Muscle is not only aesthetically pleasing, it’s an organ of health. It’s aesthetically pleasing for a reason; it signals a very healthy individual capable of work, provision, and protection.
The Takeaways
Where to take this information depends on your current status. I’ll go through a couple scenarios.
First off, the fact that you “have to” do endurance training or some sort of cardio to lose fat is not a fact. It’s a myth. Now that we have that out of the way…
If you’re currently sedentary and quite overweight; don’t start with running. The high-impact on your joints may not be the best. Start with a proper resistance training program and a modest calorie deficit (eating less than you burn) in order to build lean muscle tissue and lose fat at the same time.
If you’re currently an untrained average weight Jane or Joe just looking to lose a bit of fat and get a more desirable physique (which includes putting on a few pounds of muscle); start with the same as above. You don’t need endurance training or “cardio” to lose fat. Just start with resistance training and a modest caloric deficit.
If you’re one of the women (or men…Women are just more likely to do this) which I outlined earlier in the post that is under-eating, engaging in chronic cardio, and still can’t lose fat… You’re not going to want to hear this, but you have to go through a phase of gaining weight (mostly muscle) to bring your metabolism back up. Start a productive, heavy resistance training routine and gradually increase your calories week over week. Yes, your scale weight will go up. But I can almost guarantee you’ll be happier with what you see in the mirror. You’ll also be maintaining your weight at significantly higher calories than you had been previous.
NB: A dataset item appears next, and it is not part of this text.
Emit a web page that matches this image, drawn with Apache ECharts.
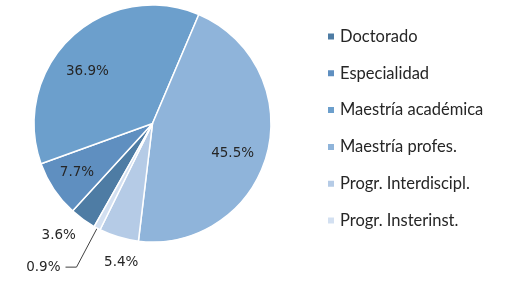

Once you get to that point (this may take many months), THEN you can begin to slightly cut calories, lose fat, and maintain the muscle that you’ve put on.
If you aren’t a strength athlete or a bodybuilder…If you’re a human looking for the a good physique and the ultimate in health and longevity, the ideal week of activity would look like this: 3 days of fairly heavy/intense resistance training, 2 days of moderate intensity endurance training, and 1-2 days devoted to increasing your mobility (which will be covered in another post).
Although, if there was a gun to my head and I was forced to choose one modality of training…You’d better believe it would be resistance.